Gasoline prices continue to rise
According to the joint management of the Ministry of Industry and Trade - Ministry of Finance, on the afternoon of March 28, the price of RON 95-III gasoline (the popular type on the market) increased by 530 VND, to 24,810 VND per liter; E5 RON 92 increased by 410 VND, to 23,620 VND per liter. However, oil products (except mazut) decreased, of which diesel was 21,690 VND per liter (down 320 VND/liter); kerosene had a new price of 20,870 VND (down 390 VND/liter).
Since January 4, gasoline prices have increased 8 times and decreased 5 times. Diesel prices have increased 7 times and decreased 6 times. In total, each liter of RON 95-III is 2,900 VND more expensive, and diesel is 1,330 VND more expensive than at the beginning of the year.
Although gasoline prices have been increasing continuously, in recent adjustments, the managing agency, the Ministry of Industry and Trade - Ministry of Finance, has not used the Petroleum Price Stabilization Fund, except for fuel oil, which was allocated 300 VND/kg in the recent adjustment.
Meanwhile, information released by the Ministry of Finance on March 26 - said that, as of the last quarter of 2023, the balance in the Petroleum Price Stabilization Fund was about 6,655 billion VND; compared to 2022, the fund balance was about 2,000 billion VND higher.
Speaking to Lao Dong, Mr. Nguyen Xuan Thang - Director of Hai Au Phat Petroleum Company - said that to control the increase in gasoline prices, we cannot rely on the Petroleum Price Stabilization Fund. Because not deducting from the stabilization fund is in accordance with the provisions of Circular 103/2021 of the Ministry of Finance on the expenditure level of the Petroleum Price Stabilization Fund.
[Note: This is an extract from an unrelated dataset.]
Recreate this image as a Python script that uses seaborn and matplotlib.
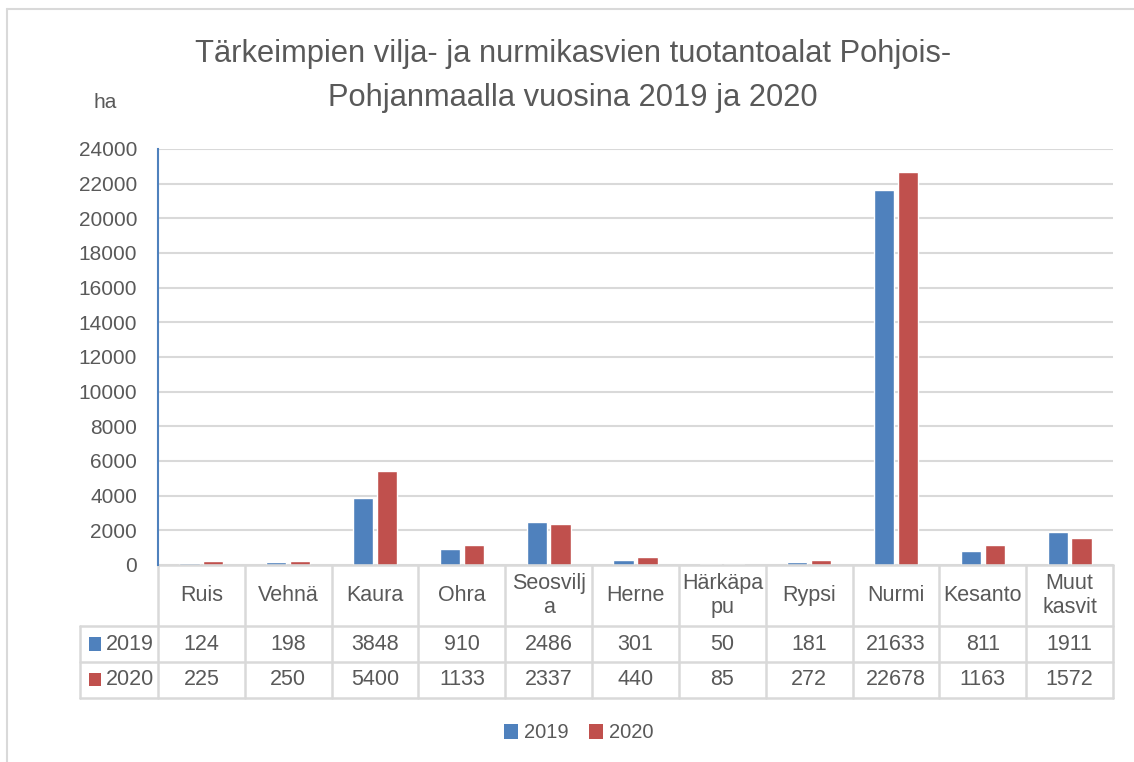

Accordingly, the Petroleum Stabilization Fund can only be used by the inter-ministerial committee when the difference between the base price of the announced period and the base price of the previous period immediately preceding the management period increases by 7% or more. Therefore, although petroleum prices have increased continuously in recent management periods, the base price increase of most petroleum products is below 7%, so the Petroleum Stabilization Fund cannot be used to control petroleum prices.
To curb the increase in gasoline prices, Mr. Thang said that a comprehensive solution and the participation of both state management and the current gasoline system are needed. In particular, key enterprises should increase imports to ensure sufficient gasoline sources when import costs and wholesale costs have been calculated correctly.
Petroleum retailers and petroleum distributors are responsible for the continuous and appropriate circulation of petroleum in the country, avoiding hoarding that causes imbalance in petroleum resources. Consumers should not panic, hoard petroleum, causing local shortages, leading to an increase in petroleum prices.
Scenarios for the petroleum market in 2024
Speaking to Lao Dong, Mr. Nguyen Ngoc Quynh - Deputy General Director of the Vietnam Commodity Exchange (MXV) - said that there are many factors affecting oil price movements in 2024. Among them, political tensions and OPEC+'s production cut policy can push oil prices up, but slowing economic growth and lower consumption can cause prices to stagnate or go down.
In the first scenario, if demand growth is weak, OPEC+ will maintain a low production policy or even cut further to support oil prices. In the second scenario - the worst case scenario, if the tension expands and seriously disrupts the supply of gasoline, the possibility of oil prices exceeding $ 100 / barrel is entirely possible.
"As a petroleum importing country, domestic petroleum price trends in 2024 will closely follow price fluctuations in the world. In 2024, domestic petroleum prices edged up slightly at the beginning of the year, when the impact of OPEC+ production cuts and tensions around the Red Sea affected global prices.
But overall in 2024, supply and demand will be relatively balanced, oil prices will continue to be stable and may be equivalent to the average level of 2023. Moreover, in 2024, there will be less possibility of domestic gasoline prices increasing abnormally like in 2022," said Mr. Quynh.
Regarding domestic factors, according to Mr. Quynh, the promulgation of Decree 80/2023/ND-CP amending and supplementing a number of articles of Decree 95/2021/ND-CP and Decree 83/2014/ND-CP on petroleum trading, which shortens the time for managing petroleum prices from 10 days to 7 days, will help domestic petroleum prices approach world market prices.
In addition, the Government has also approved the National Petroleum and Gas Reserve and Supply Infrastructure Plan for the 2021-2030 period, with a vision to 2050. In the long term, this is an effective solution to help stabilize domestic supply, demand and prices of petroleum.